Gabe Beck is a senior who is majoring in chemistry and secondary education.
This week marked the beginning of Summer Math Camp at the Peace Academic Center, and our group had the wonderful opportunity of getting to plan and run the activities. As an education major (and bit of a science nerd) I naturally was drawn toward helping with the Science/Math activities. The kids that came to camp were quite energetic, and for the most part channeled that youthful energy toward the activities at hand. My group decided to make our lesson – a term which I use rather loosely here – about surface area and displacement, so we had the students pair up, create boats out of tin foil, and then compete to see which group’s boat could support the highest amount of weight. Because of the age range of the students, we paired up the oldest students with the youngest, and it was awesome to see how well they worked together. After the first round, the students discussed what characteristics they notice about the boats that did well. Our group had planned for our segment of the day to take about a half hour, but the students seemed to really enjoy what we were doing, so we had each group make a new boat keeping in mind what had worked well for people in the first round. In the end, we took almost an hour and fifteen minutes; the students had a blast and one even remarked “I like this school better than the learning school.”

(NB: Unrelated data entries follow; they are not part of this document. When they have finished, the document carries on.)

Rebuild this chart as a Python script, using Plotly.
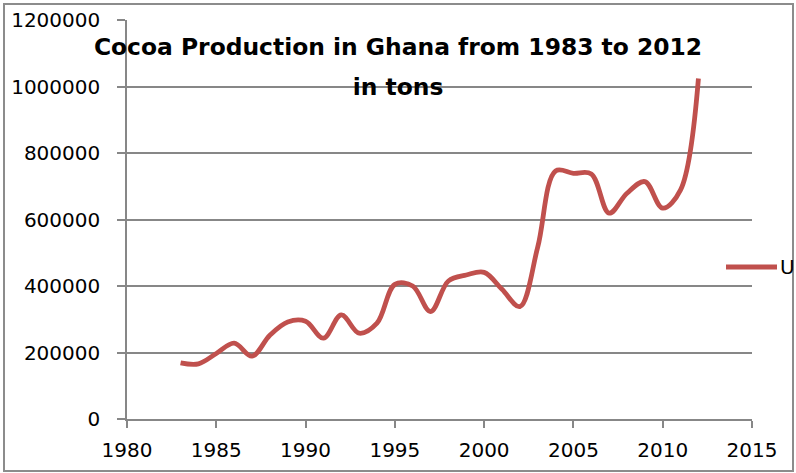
import plotly.graph_objects as go

years = [1983, 1984, 1985, 1986, 1987, 1988, 1989, 1990, 1991, 1992,
         1993, 1994, 1995, 1996, 1997, 1998, 1999, 2000, 2001, 2002,
         2003, 2004, 2005, 2006, 2007, 2008, 2009, 2010, 2011, 2012]
production = [169000, 166000, 197000, 228000, 189000, 252000, 292000, 294000, 243000, 313000,
              258000, 288000, 405000, 400000, 323000, 415000, 433000, 441000, 390000, 338000,
              517000, 746000, 739000, 737000, 619000, 679000, 714000, 634000, 689000, 1024000]
series_name = "U"
title_lines = ["Cocoa Production in Ghana from 1983 to 2012", "in tons"]

RED = "#C0504D"
GRID = "#878787"
FONT = "DejaVu Sans"

title_text = "<br>".join(
    f"<span style='font-size:23.4px'>{t}</span>" for t in title_lines)

fig = go.Figure()
fig.add_trace(go.Scatter(
    x=years, y=production, mode="lines", name=series_name,
    line=dict(color=RED, width=4.8, shape="spline", smoothing=1.0),
    showlegend=False,
))

fig.update_layout(
    width=796, height=473,
    margin=dict(l=127, r=44, t=20, b=54),
    paper_bgcolor="white", plot_bgcolor="white",
    title=dict(text=title_text, x=0.5, xref="container", xanchor="center",
               y=1 - 55 / 473, yref="container", yanchor="top",
               font=dict(family="DejaVu Sans", size=31, color="black", weight="bold")),
    xaxis=dict(range=[1980, 2015], dtick=5, tick0=1980, showgrid=False,
               showline=True, linecolor=GRID, linewidth=1.5, automargin=False,
               ticks="outside", ticklen=7, tickcolor=GRID, tickwidth=1.5,
               ticklabelstandoff=5,
               tickfont=dict(family=FONT, size=20, color="black"), zeroline=False),
    yaxis=dict(range=[0, 1200000], dtick=200000, tickformat="d", showgrid=True,
               gridcolor=GRID, gridwidth=1.5, automargin=False,
               showline=True, linecolor=GRID, linewidth=1.5,
               ticks="outside", ticklen=8, tickcolor=GRID, tickwidth=1.5,
               ticklabelstandoff=13,
               tickfont=dict(family=FONT, size=20, color="black"), zeroline=False),
    shapes=[
        dict(type="rect", xref="paper", yref="paper",
             x0=(4 - 127) / 625, x1=(793 - 127) / 625,
             y0=(419 - 471) / 399, y1=(419 - 4) / 399,
             line=dict(color="#8c8c8c", width=2), fillcolor="rgba(0,0,0,0)", layer="above"),
        dict(type="line", xref="paper", yref="paper",
             x0=(726 - 127) / 625, x1=(777 - 127) / 625,
             y0=(419 - 267) / 399, y1=(419 - 267) / 399,
             line=dict(color=RED, width=5)),
    ],
    annotations=[
        dict(text=series_name, xref="paper", yref="paper",
             x=(778 - 127) / 625, y=(419 - 267) / 399, xanchor="left", yanchor="middle",
             showarrow=False, font=dict(family=FONT, size=20, color="black")),
    ],
)

fig.write_html("out.html", config={"displayModeBar": False},
               post_script="document.body.style.margin='0';")
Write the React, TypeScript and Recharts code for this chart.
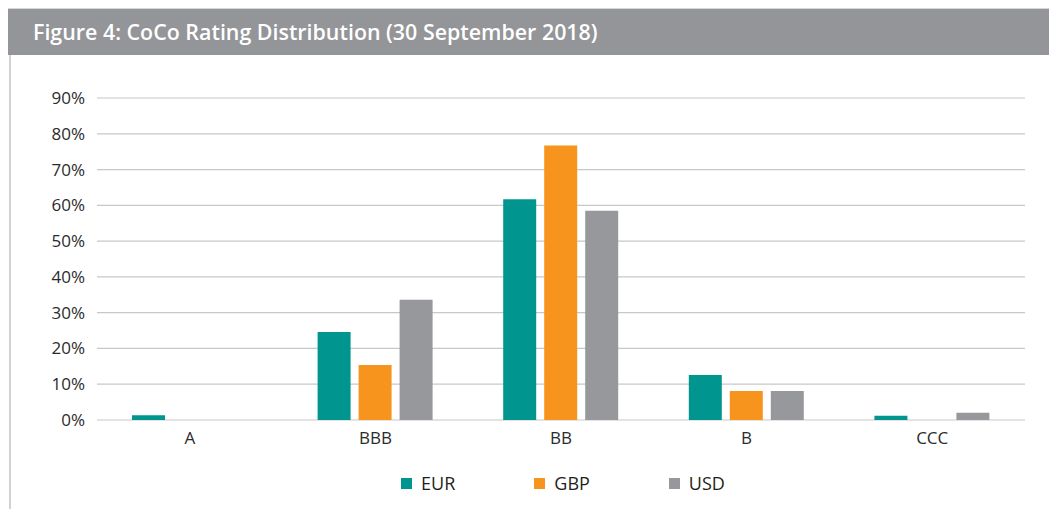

Helping with summer camp has been a unique opportunity to interact with children of many different ability levels and life experiences, and this service aspect of our trip was something that I had been eagerly looking forward to. However, in waiting for this segment of our trip, I took some time to reflect on my own expectations of what intercultural service and experience should look like. I must admit that in my mind I often think about service being working on some big project or working to help achieve some large or important goal. However, I have seen time and again on this trip how meaningful small interactions can be; from just sitting to listen to stories, or helping cook a meal, to just being present in a moment with someone else. I have been fortunate enough to develop relationships with people that I have met, and I have actually been able to keep in contact with my host brother from my home stay via text since we left the Navajo Nation. All of this is to say that while going and doing big things, like running a summer camp, can be amazing opportunities to foster new relationships and make connections, I have also become aware of the seemingly smaller instances and situations that can have just as powerful effects. I think that perhaps it is in these moments that tend to fly under the radar, such as sharing a laugh, or talking about music, or sitting with someone new at dinner, that a great deal of learning and understanding starts to happen.